This MA option considers an oceanic space-the Atlantic-and the images that were produced within it during the long eighteenth century, a crucial period in the history of the transatlantic slave trade. It explores an art history of the circum-Atlantic world, defined by the movements, confrontations and entanglements of African, European and American people and cultures at a time of profound geopolitical transformation in the region. Key historical moments of revolution or rupture punctuate the course, including the American Revolutionary War (1775-1783); the Haitian Revolution (1791-1804); and the British Emancipation Act (1833). The course covers a range of artworks in different media, from oil paintings, scientific illustrations and graphic satires to ceramics, textiles, and sculpture. We look at works by the most famous artists of the period as well as objects crafted by people whose identities are currently unknown. Site visits are a crucial aspect of the course, including trips to the British Museum, National Maritime Museum and further afield.

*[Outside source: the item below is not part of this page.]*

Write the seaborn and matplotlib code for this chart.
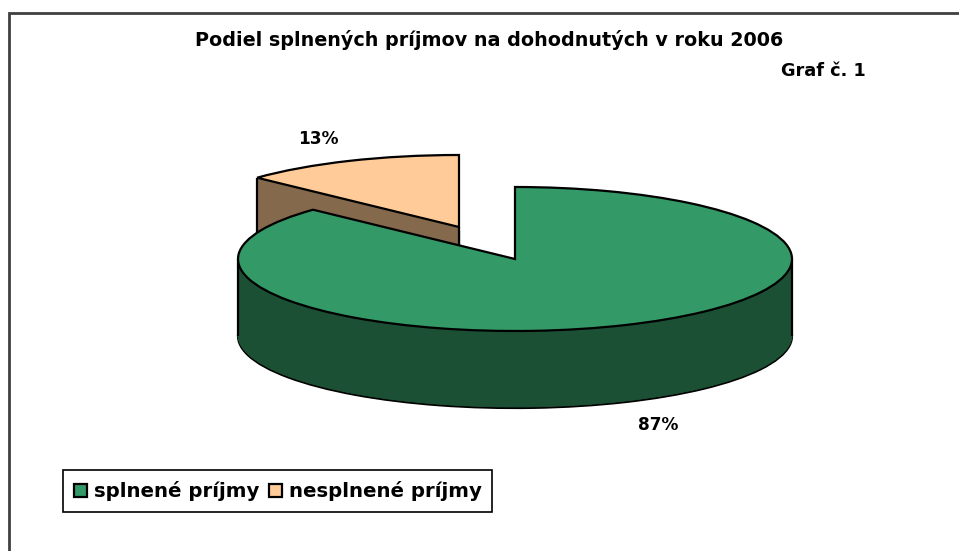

We will concentrate on three areas in particular: artworks and artists that crossed the Atlantic, particularly between North America, Britain, and the Caribbean; art made in mainland Britain that responded to Atlantic developments; and art produced in the Caribbean, including newly emergent African Diasporic art forms. Highlights include sessions on Anglo-American history painting by John Singleton Copley and Benjamin West; slave portraiture and the limits of the abolitionist image; and aesthetics in the Kingdom of Haiti. We read a range of important primary texts, including first-person slave narratives and poetry by figures such as Ottobah Cugoano and Phillis Wheatley. We will also examine the legacy of these Atlantic histories in the work of contemporary British artists such as Lubaina Himid, Yinka Shonibare and Hew Locke. Our guiding questions: what role did visual images, material objects, and cultural practices play in constituting or resisting imperial power? How do notions of ‘British’ art change when viewed in Atlantic perspective? And what is the significance of this history for debates about decolonising cultural institutions in the twenty-first century?
Course Leader: Dr Esther Chadwick
In the event that a course leader is on sabbatical, takes up a fellowship, or otherwise is not able to teach the course, they will be replaced by another experienced course leader either for a semester or, in some cases, the academic year.
Please note: whilst many Special Options will include site visits within the UK and further afield, these are subject to confirmation.